** Begin **

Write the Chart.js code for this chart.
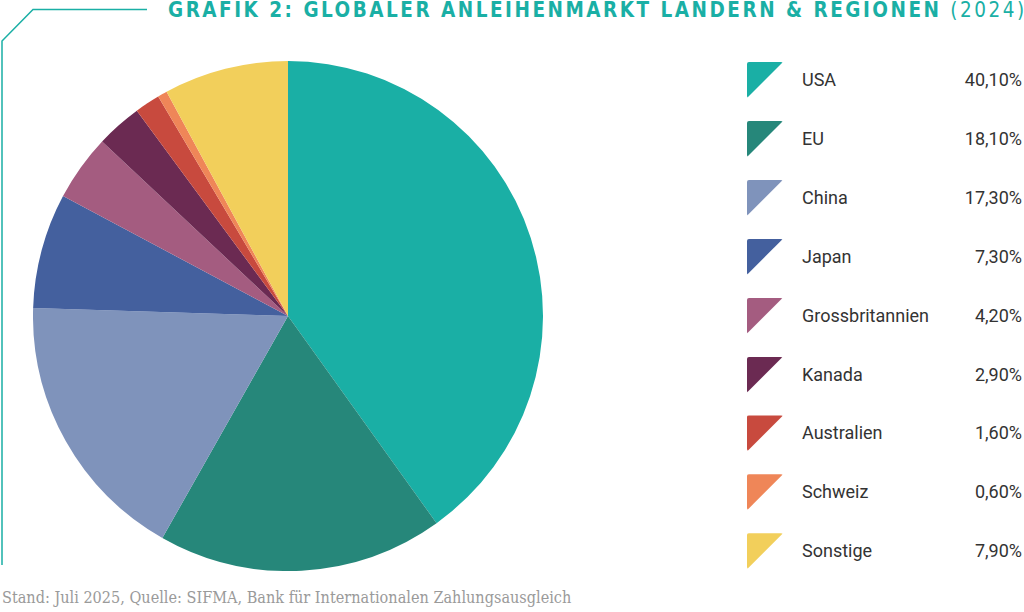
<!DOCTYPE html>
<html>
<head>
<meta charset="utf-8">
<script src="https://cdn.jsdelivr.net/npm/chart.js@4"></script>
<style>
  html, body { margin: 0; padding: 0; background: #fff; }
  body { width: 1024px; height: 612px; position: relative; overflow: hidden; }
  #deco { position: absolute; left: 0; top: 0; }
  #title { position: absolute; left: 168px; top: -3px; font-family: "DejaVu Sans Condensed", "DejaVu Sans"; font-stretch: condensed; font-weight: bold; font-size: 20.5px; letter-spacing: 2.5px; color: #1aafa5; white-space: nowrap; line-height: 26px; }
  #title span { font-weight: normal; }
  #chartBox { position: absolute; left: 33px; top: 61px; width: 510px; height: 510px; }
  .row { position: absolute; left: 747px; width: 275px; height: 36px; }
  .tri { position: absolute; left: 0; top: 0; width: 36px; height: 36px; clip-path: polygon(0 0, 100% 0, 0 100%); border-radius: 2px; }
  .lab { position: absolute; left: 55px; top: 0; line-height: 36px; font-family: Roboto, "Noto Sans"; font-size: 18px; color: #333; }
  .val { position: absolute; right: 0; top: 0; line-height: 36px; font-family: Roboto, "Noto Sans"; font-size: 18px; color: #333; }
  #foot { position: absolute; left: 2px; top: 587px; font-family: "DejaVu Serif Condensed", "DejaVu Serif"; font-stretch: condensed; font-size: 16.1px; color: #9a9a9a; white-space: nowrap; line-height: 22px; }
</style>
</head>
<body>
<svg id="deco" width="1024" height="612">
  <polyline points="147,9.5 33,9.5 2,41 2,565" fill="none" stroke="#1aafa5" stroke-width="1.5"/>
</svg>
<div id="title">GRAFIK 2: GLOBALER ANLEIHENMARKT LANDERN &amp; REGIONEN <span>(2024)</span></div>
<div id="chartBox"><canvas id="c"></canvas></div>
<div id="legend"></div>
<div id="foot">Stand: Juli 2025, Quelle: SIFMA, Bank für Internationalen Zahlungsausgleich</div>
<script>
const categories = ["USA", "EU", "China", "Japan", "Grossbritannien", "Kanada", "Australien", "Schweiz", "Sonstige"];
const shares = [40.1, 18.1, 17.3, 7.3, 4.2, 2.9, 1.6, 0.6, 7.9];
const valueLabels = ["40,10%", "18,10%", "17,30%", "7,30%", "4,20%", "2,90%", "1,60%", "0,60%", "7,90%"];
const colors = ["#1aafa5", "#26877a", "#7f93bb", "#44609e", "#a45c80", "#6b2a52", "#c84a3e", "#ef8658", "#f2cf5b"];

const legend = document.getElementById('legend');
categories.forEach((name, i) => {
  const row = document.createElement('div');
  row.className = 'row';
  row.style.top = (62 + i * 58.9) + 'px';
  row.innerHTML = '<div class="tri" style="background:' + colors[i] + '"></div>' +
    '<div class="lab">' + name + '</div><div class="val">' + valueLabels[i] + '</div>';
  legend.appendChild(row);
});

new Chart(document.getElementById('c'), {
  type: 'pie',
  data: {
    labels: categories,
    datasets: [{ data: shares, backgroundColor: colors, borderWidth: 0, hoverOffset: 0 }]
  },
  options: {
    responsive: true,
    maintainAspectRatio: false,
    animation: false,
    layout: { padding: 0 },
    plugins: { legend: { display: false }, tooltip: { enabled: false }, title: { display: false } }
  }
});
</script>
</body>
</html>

** End **

Reproduce the full listing above verbatim, with no pictures included.

TASK RESPONSE:
Write the Chart.js code for this chart.
<!DOCTYPE html>
<html>
<head>
<meta charset="utf-8">
<script src="https://cdn.jsdelivr.net/npm/chart.js@4"></script>
<style>
  html, body { margin: 0; padding: 0; background: #fff; }
  body { width: 1024px; height: 612px; position: relative; overflow: hidden; }
  #deco { position: absolute; left: 0; top: 0; }
  #title { position: absolute; left: 168px; top: -3px; font-family: "DejaVu Sans Condensed", "DejaVu Sans"; font-stretch: condensed; font-weight: bold; font-size: 20.5px; letter-spacing: 2.5px; color: #1aafa5; white-space: nowrap; line-height: 26px; }
  #title span { font-weight: normal; }
  #chartBox { position: absolute; left: 33px; top: 61px; width: 510px; height: 510px; }
  .row { position: absolute; left: 747px; width: 275px; height: 36px; }
  .tri { position: absolute; left: 0; top: 0; width: 36px; height: 36px; clip-path: polygon(0 0, 100% 0, 0 100%); border-radius: 2px; }
  .lab { position: absolute; left: 55px; top: 0; line-height: 36px; font-family: Roboto, "Noto Sans"; font-size: 18px; color: #333; }
  .val { position: absolute; right: 0; top: 0; line-height: 36px; font-family: Roboto, "Noto Sans"; font-size: 18px; color: #333; }
  #foot { position: absolute; left: 2px; top: 587px; font-family: "DejaVu Serif Condensed", "DejaVu Serif"; font-stretch: condensed; font-size: 16.1px; color: #9a9a9a; white-space: nowrap; line-height: 22px; }
</style>
</head>
<body>
<svg id="deco" width="1024" height="612">
  <polyline points="147,9.5 33,9.5 2,41 2,565" fill="none" stroke="#1aafa5" stroke-width="1.5"/>
</svg>
<div id="title">GRAFIK 2: GLOBALER ANLEIHENMARKT LANDERN &amp; REGIONEN <span>(2024)</span></div>
<div id="chartBox"><canvas id="c"></canvas></div>
<div id="legend"></div>
<div id="foot">Stand: Juli 2025, Quelle: SIFMA, Bank für Internationalen Zahlungsausgleich</div>
<script>
const categories = ["USA", "EU", "China", "Japan", "Grossbritannien", "Kanada", "Australien", "Schweiz", "Sonstige"];
const shares = [40.1, 18.1, 17.3, 7.3, 4.2, 2.9, 1.6, 0.6, 7.9];
const valueLabels = ["40,10%", "18,10%", "17,30%", "7,30%", "4,20%", "2,90%", "1,60%", "0,60%", "7,90%"];
const colors = ["#1aafa5", "#26877a", "#7f93bb", "#44609e", "#a45c80", "#6b2a52", "#c84a3e", "#ef8658", "#f2cf5b"];

const legend = document.getElementById('legend');
categories.forEach((name, i) => {
  const row = document.createElement('div');
  row.className = 'row';
  row.style.top = (62 + i * 58.9) + 'px';
  row.innerHTML = '<div class="tri" style="background:' + colors[i] + '"></div>' +
    '<div class="lab">' + name + '</div><div class="val">' + valueLabels[i] + '</div>';
  legend.appendChild(row);
});

new Chart(document.getElementById('c'), {
  type: 'pie',
  data: {
    labels: categories,
    datasets: [{ data: shares, backgroundColor: colors, borderWidth: 0, hoverOffset: 0 }]
  },
  options: {
    responsive: true,
    maintainAspectRatio: false,
    animation: false,
    layout: { padding: 0 },
    plugins: { legend: { display: false }, tooltip: { enabled: false }, title: { display: false } }
  }
});
</script>
</body>
</html>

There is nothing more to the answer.